--- start ---
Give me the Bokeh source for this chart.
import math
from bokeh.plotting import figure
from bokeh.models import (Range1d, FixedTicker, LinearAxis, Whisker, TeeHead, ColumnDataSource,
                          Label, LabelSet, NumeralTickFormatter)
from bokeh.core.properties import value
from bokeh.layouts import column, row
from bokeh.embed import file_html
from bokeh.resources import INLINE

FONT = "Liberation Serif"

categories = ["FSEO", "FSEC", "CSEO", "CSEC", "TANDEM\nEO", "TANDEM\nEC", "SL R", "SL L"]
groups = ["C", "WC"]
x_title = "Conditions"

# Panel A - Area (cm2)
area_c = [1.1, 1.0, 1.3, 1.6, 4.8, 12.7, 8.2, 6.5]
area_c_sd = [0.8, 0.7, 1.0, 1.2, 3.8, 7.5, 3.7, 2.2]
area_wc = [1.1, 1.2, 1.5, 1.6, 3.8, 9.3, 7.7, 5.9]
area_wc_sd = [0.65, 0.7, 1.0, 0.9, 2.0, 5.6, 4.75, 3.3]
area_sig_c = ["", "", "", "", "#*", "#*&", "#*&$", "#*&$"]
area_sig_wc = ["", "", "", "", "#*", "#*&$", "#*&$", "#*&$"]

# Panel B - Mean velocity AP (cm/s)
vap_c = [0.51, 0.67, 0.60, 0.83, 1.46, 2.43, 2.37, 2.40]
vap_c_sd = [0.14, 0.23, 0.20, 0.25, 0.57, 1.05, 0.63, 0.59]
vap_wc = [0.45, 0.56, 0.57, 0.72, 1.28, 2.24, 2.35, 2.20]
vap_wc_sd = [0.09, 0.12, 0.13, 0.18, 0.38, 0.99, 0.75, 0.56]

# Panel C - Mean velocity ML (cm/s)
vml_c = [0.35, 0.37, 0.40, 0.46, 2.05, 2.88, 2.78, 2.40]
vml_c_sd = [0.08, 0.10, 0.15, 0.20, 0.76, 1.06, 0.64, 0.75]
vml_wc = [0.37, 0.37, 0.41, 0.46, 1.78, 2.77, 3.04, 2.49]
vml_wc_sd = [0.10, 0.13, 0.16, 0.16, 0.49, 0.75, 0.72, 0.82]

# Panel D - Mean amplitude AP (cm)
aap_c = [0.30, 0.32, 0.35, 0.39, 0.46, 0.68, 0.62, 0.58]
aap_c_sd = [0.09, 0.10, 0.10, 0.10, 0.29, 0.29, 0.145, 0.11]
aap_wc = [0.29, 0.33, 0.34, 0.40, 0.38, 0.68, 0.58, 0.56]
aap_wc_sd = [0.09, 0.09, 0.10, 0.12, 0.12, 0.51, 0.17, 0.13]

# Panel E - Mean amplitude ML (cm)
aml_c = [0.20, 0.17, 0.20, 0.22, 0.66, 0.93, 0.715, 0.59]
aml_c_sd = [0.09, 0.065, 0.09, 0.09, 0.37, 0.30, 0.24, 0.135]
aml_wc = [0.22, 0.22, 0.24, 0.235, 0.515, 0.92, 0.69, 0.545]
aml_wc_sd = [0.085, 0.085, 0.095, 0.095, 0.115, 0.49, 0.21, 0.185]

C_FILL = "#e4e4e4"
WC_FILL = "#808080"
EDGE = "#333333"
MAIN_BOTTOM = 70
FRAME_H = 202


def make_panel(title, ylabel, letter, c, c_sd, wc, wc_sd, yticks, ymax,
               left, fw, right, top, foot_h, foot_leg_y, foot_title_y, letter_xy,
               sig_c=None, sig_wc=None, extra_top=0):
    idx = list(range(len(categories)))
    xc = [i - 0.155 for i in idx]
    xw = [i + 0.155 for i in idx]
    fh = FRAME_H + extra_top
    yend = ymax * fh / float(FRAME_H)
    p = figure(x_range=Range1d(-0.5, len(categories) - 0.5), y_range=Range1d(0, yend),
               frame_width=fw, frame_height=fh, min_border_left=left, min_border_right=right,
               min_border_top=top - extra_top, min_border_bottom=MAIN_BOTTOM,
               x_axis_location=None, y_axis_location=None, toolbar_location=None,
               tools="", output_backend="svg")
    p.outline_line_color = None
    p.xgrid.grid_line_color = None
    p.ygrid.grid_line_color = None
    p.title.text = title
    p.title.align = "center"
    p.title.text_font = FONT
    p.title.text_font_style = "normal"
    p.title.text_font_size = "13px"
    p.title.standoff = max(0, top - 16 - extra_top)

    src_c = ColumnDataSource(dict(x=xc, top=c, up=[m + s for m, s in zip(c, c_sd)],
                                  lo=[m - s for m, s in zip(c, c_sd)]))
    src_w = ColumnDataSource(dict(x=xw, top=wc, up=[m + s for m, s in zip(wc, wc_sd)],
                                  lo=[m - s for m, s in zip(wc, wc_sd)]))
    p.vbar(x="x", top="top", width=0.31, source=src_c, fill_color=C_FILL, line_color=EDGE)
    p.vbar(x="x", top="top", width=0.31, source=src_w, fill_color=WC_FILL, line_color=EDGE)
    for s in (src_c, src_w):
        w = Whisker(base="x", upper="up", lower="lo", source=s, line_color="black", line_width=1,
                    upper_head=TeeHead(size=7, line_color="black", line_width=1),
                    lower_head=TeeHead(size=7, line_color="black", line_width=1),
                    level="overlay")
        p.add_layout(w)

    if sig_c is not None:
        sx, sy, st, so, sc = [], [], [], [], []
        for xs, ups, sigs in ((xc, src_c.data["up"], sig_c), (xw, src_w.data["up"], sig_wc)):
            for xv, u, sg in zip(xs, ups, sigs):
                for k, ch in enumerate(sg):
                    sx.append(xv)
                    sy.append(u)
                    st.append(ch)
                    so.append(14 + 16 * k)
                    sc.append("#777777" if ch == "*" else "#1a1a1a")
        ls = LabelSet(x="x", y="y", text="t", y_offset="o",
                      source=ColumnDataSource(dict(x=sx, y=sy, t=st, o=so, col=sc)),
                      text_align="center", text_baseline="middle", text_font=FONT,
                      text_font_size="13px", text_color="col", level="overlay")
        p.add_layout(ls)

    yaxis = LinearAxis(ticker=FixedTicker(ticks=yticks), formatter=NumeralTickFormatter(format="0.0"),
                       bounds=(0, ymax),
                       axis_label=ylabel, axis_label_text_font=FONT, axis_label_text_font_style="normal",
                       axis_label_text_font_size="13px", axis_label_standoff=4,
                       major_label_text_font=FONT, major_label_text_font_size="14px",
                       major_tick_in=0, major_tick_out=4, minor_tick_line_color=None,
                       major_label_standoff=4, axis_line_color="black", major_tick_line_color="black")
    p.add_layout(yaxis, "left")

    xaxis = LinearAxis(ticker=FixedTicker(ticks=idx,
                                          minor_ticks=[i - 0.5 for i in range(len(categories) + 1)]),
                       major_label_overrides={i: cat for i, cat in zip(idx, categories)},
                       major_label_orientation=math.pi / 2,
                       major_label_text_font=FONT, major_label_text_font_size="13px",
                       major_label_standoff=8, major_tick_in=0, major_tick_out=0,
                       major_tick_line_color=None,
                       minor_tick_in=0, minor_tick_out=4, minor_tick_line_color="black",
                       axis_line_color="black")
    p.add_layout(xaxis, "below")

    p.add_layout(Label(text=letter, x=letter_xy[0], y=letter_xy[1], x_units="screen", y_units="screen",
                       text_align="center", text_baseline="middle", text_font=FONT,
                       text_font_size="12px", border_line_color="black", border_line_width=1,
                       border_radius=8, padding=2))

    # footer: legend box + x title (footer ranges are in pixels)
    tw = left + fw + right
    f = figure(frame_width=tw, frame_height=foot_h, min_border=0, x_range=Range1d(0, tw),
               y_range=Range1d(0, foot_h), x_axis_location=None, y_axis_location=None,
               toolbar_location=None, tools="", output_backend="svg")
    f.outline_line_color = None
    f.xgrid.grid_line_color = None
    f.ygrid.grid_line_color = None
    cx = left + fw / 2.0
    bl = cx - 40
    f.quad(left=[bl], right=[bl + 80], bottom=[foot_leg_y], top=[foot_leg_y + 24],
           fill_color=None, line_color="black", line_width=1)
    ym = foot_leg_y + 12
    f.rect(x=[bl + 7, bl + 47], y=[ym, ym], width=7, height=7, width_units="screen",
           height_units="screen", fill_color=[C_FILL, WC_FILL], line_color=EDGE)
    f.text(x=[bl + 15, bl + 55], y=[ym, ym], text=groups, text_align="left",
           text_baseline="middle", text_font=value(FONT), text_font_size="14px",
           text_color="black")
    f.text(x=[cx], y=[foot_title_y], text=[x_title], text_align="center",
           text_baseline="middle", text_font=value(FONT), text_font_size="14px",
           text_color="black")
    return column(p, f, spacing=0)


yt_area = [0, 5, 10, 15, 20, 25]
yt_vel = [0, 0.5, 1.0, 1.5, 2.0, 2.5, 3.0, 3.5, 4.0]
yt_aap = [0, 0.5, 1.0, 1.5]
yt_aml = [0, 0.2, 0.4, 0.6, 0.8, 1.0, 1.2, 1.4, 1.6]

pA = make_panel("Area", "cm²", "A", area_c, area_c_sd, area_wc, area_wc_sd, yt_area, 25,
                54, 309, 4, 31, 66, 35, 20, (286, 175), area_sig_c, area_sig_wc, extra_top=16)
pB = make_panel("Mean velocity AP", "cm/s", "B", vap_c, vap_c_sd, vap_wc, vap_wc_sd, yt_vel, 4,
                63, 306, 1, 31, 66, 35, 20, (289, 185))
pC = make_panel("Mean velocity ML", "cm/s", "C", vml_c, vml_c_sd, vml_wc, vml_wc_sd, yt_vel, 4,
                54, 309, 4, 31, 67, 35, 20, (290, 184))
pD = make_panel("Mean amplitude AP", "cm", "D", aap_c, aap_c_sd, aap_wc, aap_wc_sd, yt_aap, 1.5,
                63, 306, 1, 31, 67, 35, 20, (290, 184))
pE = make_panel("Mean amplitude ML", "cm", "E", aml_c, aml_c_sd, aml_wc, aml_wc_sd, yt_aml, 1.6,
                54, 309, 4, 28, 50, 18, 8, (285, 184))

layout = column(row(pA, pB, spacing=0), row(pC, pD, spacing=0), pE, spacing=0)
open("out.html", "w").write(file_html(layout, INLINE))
--- end ---
--- start ---
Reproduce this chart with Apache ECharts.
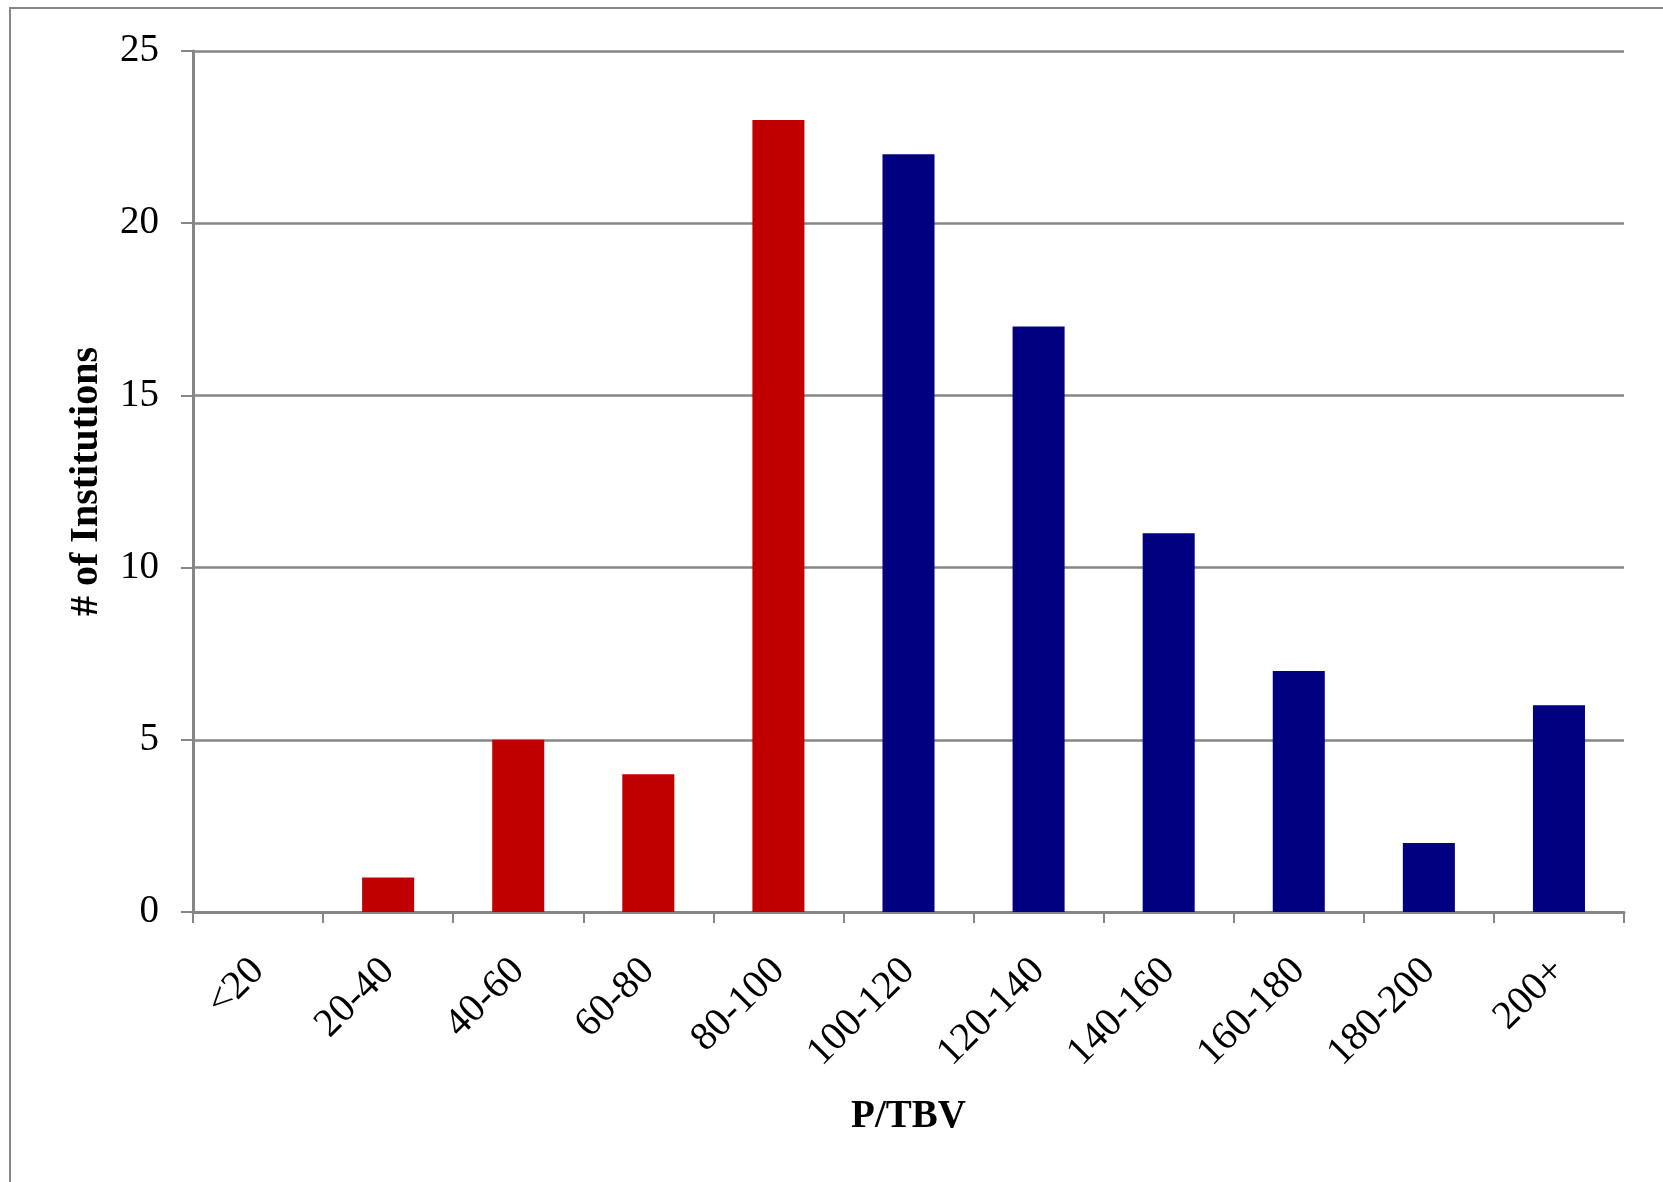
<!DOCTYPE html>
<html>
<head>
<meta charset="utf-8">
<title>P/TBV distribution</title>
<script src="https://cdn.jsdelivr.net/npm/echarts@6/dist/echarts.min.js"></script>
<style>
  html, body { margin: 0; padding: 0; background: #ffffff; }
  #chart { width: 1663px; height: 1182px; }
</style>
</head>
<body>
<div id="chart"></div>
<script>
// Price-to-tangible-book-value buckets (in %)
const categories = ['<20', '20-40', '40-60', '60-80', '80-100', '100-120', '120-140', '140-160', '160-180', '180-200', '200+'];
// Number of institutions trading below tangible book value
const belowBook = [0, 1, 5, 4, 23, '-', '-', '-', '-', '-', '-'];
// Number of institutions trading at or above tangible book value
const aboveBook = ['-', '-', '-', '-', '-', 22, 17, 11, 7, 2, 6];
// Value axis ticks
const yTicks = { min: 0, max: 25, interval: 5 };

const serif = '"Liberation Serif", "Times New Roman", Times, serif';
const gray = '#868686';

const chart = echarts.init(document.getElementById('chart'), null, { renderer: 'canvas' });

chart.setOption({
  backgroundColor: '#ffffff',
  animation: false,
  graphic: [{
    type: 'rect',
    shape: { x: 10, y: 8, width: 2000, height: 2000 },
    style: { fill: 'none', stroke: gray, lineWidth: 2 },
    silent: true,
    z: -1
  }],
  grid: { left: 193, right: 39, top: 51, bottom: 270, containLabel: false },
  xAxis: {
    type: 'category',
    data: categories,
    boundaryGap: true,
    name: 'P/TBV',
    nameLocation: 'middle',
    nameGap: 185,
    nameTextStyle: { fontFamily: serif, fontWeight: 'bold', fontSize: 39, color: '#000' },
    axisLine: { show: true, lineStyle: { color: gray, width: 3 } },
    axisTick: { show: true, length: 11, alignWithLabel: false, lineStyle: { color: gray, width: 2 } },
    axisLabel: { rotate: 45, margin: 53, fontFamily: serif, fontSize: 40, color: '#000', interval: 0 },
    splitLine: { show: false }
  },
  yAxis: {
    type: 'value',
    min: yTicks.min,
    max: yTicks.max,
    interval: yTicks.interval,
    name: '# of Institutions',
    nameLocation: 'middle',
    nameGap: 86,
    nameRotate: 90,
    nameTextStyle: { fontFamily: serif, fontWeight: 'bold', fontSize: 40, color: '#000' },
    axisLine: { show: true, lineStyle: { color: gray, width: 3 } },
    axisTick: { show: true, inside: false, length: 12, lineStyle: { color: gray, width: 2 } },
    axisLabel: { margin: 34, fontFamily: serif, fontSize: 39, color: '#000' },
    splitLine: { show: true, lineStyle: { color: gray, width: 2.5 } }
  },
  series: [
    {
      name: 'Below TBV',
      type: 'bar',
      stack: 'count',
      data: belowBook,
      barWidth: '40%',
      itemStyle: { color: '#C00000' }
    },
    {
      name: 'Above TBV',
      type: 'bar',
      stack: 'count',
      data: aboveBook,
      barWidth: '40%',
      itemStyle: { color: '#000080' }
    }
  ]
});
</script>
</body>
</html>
--- end ---
--- start ---
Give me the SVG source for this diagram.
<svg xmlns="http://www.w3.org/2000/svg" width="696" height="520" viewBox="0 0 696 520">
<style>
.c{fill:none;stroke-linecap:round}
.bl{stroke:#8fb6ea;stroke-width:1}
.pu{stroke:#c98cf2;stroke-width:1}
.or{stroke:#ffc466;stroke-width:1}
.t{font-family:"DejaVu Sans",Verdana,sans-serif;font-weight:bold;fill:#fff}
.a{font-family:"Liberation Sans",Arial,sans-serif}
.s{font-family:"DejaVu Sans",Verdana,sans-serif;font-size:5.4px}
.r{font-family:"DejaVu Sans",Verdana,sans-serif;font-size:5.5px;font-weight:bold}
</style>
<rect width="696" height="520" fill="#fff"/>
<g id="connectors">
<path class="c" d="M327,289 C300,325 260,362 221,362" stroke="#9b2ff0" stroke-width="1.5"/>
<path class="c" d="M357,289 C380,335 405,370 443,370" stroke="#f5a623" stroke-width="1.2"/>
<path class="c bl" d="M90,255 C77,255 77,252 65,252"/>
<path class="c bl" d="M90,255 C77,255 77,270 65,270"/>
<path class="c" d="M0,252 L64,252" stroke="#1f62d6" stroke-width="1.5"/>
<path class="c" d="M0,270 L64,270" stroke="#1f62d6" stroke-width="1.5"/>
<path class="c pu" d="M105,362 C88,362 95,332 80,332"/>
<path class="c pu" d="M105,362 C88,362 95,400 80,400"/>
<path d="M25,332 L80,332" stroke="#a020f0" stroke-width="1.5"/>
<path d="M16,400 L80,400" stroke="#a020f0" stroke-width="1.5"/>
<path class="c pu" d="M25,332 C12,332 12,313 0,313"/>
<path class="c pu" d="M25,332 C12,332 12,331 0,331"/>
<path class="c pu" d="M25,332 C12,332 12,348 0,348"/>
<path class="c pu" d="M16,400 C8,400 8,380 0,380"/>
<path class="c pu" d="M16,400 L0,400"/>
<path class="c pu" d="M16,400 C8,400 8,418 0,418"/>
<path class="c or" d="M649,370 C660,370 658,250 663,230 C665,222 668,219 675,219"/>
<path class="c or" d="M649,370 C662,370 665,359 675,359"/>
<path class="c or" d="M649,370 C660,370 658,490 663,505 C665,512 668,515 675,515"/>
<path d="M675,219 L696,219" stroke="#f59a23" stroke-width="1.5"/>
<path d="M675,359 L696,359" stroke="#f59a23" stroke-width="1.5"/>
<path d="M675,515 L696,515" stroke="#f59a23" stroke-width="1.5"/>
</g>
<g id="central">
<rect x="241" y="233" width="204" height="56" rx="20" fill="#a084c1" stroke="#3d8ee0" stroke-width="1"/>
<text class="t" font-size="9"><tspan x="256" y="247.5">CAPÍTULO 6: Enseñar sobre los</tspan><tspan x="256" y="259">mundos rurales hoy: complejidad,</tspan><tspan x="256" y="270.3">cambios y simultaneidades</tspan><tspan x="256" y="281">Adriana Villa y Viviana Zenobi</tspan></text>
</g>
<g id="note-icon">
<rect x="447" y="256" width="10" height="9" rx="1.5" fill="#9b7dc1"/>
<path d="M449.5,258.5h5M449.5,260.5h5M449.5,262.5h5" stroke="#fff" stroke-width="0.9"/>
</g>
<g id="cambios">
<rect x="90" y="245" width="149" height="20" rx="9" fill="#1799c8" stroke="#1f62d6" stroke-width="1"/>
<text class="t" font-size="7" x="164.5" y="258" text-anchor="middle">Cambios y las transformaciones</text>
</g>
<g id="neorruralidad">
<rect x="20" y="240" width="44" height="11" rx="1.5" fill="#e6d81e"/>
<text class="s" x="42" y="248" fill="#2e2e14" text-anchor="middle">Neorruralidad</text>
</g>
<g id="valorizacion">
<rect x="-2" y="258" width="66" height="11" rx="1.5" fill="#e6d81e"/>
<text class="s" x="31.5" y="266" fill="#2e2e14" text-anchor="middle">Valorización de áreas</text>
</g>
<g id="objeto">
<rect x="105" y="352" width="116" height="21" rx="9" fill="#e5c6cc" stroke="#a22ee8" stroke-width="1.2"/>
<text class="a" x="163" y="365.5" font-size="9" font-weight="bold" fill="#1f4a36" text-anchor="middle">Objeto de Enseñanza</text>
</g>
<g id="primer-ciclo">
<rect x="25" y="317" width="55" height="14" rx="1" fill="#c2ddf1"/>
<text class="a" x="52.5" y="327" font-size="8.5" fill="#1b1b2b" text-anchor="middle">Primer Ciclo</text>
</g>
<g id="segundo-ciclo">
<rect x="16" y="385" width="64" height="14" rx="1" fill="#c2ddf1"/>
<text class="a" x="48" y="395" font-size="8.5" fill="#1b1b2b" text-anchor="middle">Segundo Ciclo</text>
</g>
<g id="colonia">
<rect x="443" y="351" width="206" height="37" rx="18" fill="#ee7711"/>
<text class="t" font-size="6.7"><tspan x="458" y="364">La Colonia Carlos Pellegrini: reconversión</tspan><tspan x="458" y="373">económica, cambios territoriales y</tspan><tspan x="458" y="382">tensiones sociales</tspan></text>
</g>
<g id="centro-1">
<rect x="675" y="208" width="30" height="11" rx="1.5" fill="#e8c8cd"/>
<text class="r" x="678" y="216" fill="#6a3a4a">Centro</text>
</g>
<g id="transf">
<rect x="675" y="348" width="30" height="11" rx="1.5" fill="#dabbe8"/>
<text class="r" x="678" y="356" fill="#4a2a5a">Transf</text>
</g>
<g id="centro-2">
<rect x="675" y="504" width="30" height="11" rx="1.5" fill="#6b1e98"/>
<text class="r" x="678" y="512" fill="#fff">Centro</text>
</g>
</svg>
--- end ---
### Exercise description
Show each line in the entries that holds the string "Give".

### Response to the task
Give me the Bokeh source for this chart.
Give me the SVG source for this diagram.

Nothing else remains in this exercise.